Another uniquely Israeli element of the conflict that Tsai discovered was the issue of too much media coverage and too much focus on the region. “I got the impression that many of the speakers were frustrated not only because of so much coverage of the conflict, but because of the focus of the coverage. During the war, everyone focused on dead children in Gaza and not how Israel was forced into taking military action,” he said.
“Some governmental officials emphasized the fact that they see the conflict as ‘over-covered’ – an argument I do not understand,” added Vuller. “On the one hand, there is the wish for indepth reporting, and on the other hand it seems too much for them if the worldwide media is able to receive too many details of the conflict.”
With the Islamic State assault on journalists fresh in their minds, the visiting group was undoubtedly not viewing the field of journalism with rose-tinted glasses. The point of how dangerous the field can be was driven home during a closing talk from Yediot’s Yechezkeli.
“He told them that journalists need to make their own calculations and decide whether the risk is worth it,” said Zavdi. “He said that he had done many crazy things, but you don’t really think about them at the time. Only later do you understand how dangerous it was. I think it really moved some of them, with the news of Sotloff being so fresh.”

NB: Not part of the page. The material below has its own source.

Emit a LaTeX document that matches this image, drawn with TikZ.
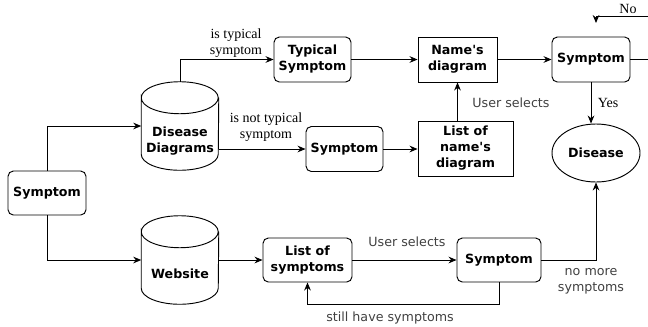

According to Chinese participant Tsai, the talk provided his colleagues with some of the dilemmas facing journalists in extreme conflict situations. And despite the allure of chasing the big story and exposing the truth, there are personal considerations that should be paramount.

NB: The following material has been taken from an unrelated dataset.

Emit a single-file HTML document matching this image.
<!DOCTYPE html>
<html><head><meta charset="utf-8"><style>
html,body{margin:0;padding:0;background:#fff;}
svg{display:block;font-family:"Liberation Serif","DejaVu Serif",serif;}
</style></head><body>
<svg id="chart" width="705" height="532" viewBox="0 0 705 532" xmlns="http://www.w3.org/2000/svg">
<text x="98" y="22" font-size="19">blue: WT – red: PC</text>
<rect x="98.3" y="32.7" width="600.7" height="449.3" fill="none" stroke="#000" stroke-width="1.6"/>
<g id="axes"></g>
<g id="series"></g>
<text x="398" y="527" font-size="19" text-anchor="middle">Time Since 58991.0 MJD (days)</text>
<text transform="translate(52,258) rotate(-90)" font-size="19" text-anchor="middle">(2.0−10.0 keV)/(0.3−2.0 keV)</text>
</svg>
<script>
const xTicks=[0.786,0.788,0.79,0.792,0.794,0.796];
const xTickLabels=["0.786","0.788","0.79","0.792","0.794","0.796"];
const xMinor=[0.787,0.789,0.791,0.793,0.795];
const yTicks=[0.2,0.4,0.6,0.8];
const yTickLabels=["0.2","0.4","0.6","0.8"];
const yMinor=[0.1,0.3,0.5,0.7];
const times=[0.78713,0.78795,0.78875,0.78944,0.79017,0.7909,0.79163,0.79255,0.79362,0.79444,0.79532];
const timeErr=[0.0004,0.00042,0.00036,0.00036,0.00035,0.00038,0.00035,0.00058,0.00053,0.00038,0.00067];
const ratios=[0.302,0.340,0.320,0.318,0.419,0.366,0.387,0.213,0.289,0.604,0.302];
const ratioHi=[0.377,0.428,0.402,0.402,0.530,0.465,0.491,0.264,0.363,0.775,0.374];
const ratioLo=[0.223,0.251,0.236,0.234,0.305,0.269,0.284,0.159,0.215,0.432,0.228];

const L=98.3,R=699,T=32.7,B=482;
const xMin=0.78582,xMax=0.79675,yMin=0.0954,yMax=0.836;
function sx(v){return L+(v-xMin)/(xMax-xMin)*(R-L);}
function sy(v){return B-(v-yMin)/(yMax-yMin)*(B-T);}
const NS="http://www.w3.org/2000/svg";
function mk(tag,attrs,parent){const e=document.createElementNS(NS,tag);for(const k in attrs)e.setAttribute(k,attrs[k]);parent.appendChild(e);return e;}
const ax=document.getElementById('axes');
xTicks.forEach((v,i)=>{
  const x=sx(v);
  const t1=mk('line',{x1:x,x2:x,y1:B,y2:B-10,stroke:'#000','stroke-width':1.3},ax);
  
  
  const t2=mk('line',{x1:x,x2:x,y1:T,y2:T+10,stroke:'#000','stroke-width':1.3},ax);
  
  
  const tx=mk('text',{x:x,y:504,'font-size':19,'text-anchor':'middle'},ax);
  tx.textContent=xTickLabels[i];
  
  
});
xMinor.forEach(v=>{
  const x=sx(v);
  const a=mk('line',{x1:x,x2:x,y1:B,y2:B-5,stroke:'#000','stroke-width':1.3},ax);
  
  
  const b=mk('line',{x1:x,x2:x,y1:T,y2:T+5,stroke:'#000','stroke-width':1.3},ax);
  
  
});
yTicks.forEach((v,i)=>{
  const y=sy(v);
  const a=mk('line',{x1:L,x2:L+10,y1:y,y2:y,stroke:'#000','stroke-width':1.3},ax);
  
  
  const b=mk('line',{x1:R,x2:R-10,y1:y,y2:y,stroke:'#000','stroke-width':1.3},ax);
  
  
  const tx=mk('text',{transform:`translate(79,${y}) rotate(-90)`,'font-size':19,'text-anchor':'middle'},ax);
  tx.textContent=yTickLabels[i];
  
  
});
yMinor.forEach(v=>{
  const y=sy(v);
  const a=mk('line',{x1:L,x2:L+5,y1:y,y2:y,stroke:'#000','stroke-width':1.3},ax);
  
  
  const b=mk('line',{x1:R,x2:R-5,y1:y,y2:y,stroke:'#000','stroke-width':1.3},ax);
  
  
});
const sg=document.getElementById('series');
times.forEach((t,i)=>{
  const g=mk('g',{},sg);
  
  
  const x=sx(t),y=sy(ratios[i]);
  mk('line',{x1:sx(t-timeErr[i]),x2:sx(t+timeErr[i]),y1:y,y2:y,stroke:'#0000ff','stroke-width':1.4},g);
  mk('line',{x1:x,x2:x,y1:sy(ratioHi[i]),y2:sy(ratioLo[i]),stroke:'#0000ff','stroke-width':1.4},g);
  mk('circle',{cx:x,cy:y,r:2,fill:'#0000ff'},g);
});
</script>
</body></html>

“I think safety should always come first,” he said. “Sure, the true story is what we pursue, but I think we should only risk our safety for a story with real content that matters – not just a photo with a terrorist that will make you famous.”
Both Tsai and Vuller expressed a desire to return to Israel to further probe the fabric of the conflict here and what makes it tick. For Zavdi, that’s a sign of success.
“They took away the fact that Israeli society is very complex and that not everyone agrees – both in Jewish and Arab society,” he said. “From meeting with such a wide range of personalities, I think they understood that our conflict situation is not black or white, and that when reporting on areas like this, they need to see things in color.”